In the previous issue (July 2022) of MAGNET, I presented some of the challenges involved in helping formees to grow in emotional maturity. In this article I shall present ways and means to enhance this maturity, especially by helping to meet their basic emotional need for relatedness.
Fear of Relationships
Relatedness (the need for belongingness and connectedness, to feel accepted and loved) is fostered through close relationships or friendships and through an environment that encourages the fulfilment of these needs.
While religious settings tend to encourage good relationships with people in general, exhorting formees to be kind, generous, serviceable, forgiving, etc., they have also promoted a strong suspicion of close relationships.
After I had written about the subject in 2010, a Sister Provincial wrote to me as follows.
“Dear Fr Jose, I read your article in the July-August issue of the CRI Magazine, on Religious Formation. On the whole, it is a fine article. But I disagree with your statements on relatedness. I think that will affect Religious Formation adversely. Too much psychology instead of spirituality will do no good in religious life. If you spread such ideas, you may be responsible for the loss of many vocations. The relatedness must be between Jesus and the formee. Only then the religious formation will take root. When I read the article, I felt sorry, so I am writing this. Hope the Holy Spirit will guide you.”
I think there are many in religious life and formation who have held, and I guess continue to, hold a similar view. However, in the recent past, a gradual change in view has been happening. The pervasive fear of “particular friendships” has diminished. But vestiges still remain. Any budding friendship among candidates, especially one that involves a person of the other gender, used to, and continues to, be frowned upon. At the National Conference on Religious and Priestly Formation held in New Delhi in 2013, a Sister who had many years’ experience as a formator acknowledged: “We are still very judgmental about heterosexual friendships.” Such negative attitudes stand in the way of candidates’ meeting their basic emotional need for relatedness and stunts their healthy development.
Intimacy: Right & Wrong Understandings
An aspect of relatedness that needs to be rightly understood is intimacy. It refers to a relationship where I can be myself, where I can disclose my innermost thoughts, feelings and desires, without fear or embarrassment.

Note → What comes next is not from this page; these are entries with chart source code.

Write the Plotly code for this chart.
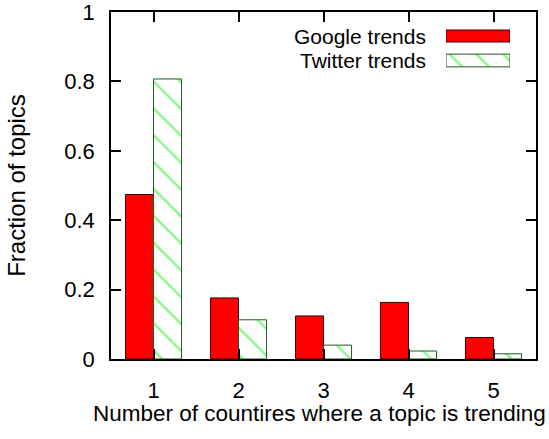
import plotly.graph_objects as go

# Number of countries in which a topic trends
countries = [1, 2, 3, 4, 5]
google_frac = [0.474, 0.176, 0.124, 0.163, 0.062]
twitter_frac = [0.807, 0.113, 0.040, 0.023, 0.015]

series_names = ["Google trends", "Twitter trends"]
x_title = "Number of countires where a topic is trending"
y_title = "Fraction of topics"

FONT = "Liberation Sans, Arial, Helvetica, sans-serif"
RED = "#ff0000"
RED_EDGE = "#3a0000"
GREEN = "#00ee00"
GREEN_EDGE = "#1f5a1f"

google_style = dict(color=RED, line=dict(color=RED_EDGE, width=1))
twitter_style = dict(
    color="white",
    line=dict(color=GREEN_EDGE, width=1),
    pattern=dict(shape="\\", fgcolor=GREEN, bgcolor="white", size=19, solidity=0.12, fillmode="overlay"),
)

fig = go.Figure()
fig.add_bar(x=countries, y=google_frac, name=series_names[0], marker=google_style, showlegend=False)
fig.add_bar(x=countries, y=twitter_frac, name=series_names[1], marker=twitter_style, showlegend=False)

# Key swatches (gnuplot-style: label on the left, sample box on the right)
fig.add_bar(x=[1], y=[2], orientation="h", base=0, width=0.49, marker=google_style,
            xaxis="x2", yaxis="y2", showlegend=False, hoverinfo="skip")
fig.add_bar(x=[1], y=[1], orientation="h", base=0, width=0.52, marker=twitter_style,
            xaxis="x2", yaxis="y2", showlegend=False, hoverinfo="skip")

W, H = 549, 439
ml, mr, mt, mb = 111, 13, 12, 80
pw, ph = W - ml - mr, H - mt - mb

def px_x(px):
    return (px - ml) / pw

def px_y(py):
    return (H - mb - py) / ph

for name, yc in zip(series_names, [36, 60.5]):
    fig.add_annotation(text=name, x=px_x(428), y=px_y(yc), xref="paper", yref="paper",
                       xanchor="right", yanchor="middle", showarrow=False,
                       font=dict(family=FONT, size=21, color="black"))

# x-axis title, centred slightly left of the plot area so it fits the page
fig.add_annotation(text=x_title, x=px_x(319), y=px_y(414), xref="paper", yref="paper",
                   xanchor="center", yanchor="middle", showarrow=False,
                   font=dict(family=FONT, size=22.5, color="black"))

axis_common = dict(
    showline=True, linecolor="black", linewidth=1.5, mirror="ticks",
    ticks="inside", ticklen=10, tickwidth=1.5, tickcolor="black",
    showgrid=False, zeroline=False, automargin=False, ticklabeloverflow="allow",
    tickfont=dict(family=FONT, size=22, color="black"),
)

row_unit = 24.5 / ph
y2_bottom = px_y(60.5) - 0.5 * row_unit

fig.update_layout(
    width=W, height=H,
    margin=dict(l=ml, r=mr, t=mt, b=mb),
    paper_bgcolor="white", plot_bgcolor="white",
    barmode="group", bargap=0.34, bargroupgap=0,
    xaxis=dict(range=[0.5, 5.5], tickmode="array", tickvals=countries,
               ticklabelstandoff=11, **axis_common),
    yaxis=dict(range=[0, 1], tickmode="array", tickvals=[0, 0.2, 0.4, 0.6, 0.8, 1],
               ticktext=["0", "0.2", "0.4", "0.6", "0.8", "1"],
               ticklabelstandoff=10,
               title=dict(text=y_title, standoff=32, font=dict(family=FONT, size=24, color="black")),
               **axis_common),
    xaxis2=dict(domain=[px_x(446), px_x(510)], range=[0, 1], visible=False, fixedrange=True),
    yaxis2=dict(domain=[y2_bottom, y2_bottom + 2 * row_unit], range=[0.5, 2.5], visible=False,
                fixedrange=True, anchor="x2"),
)

fig.write_html("out.html")
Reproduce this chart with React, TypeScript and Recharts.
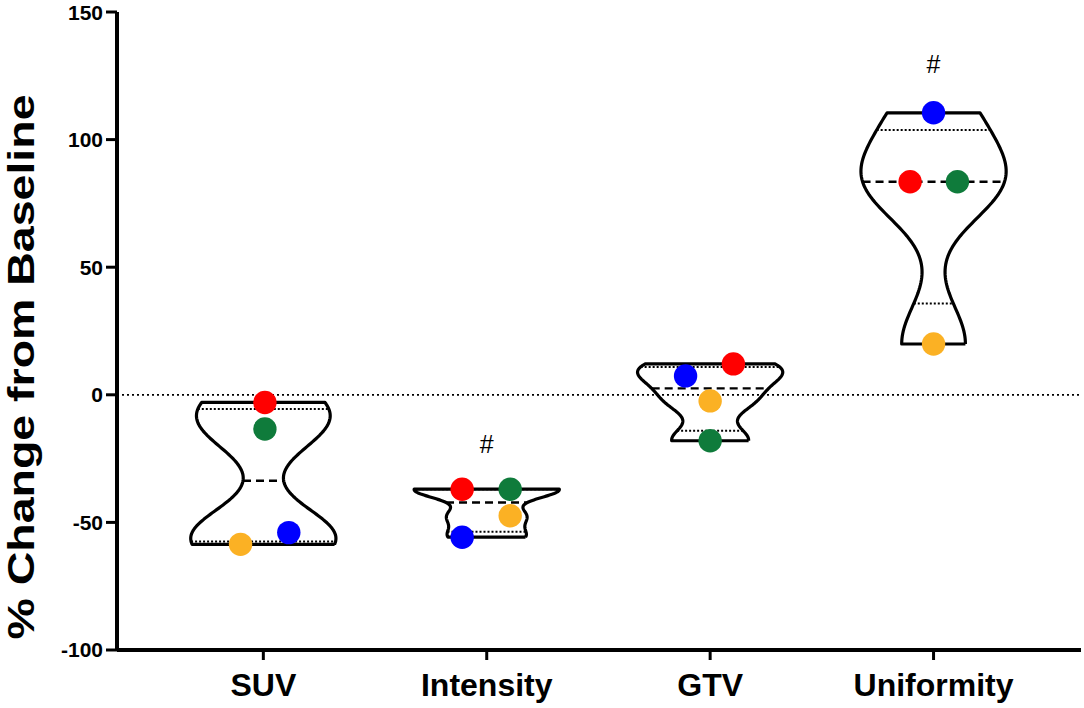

Intimacy can be experienced without a romantic or genital involvement, although it needs to be romantic or genital in some cases, for instance, in courtship and marriage. In a good marriage, there is both emotional and genital intimacy. In the case of celibates, what we renounce is genital intimacy, not our ability or the need for deep and transparent relationships. According to psychoanalyst and developmental theorist Erik Erikson, intimacy is the crucial developmental task of young adulthood (18 to 35 years). Most candidates are at this stage of development. Hence, great harm is done by cutting off their opportunities for developing close relationships with peers of both sexes.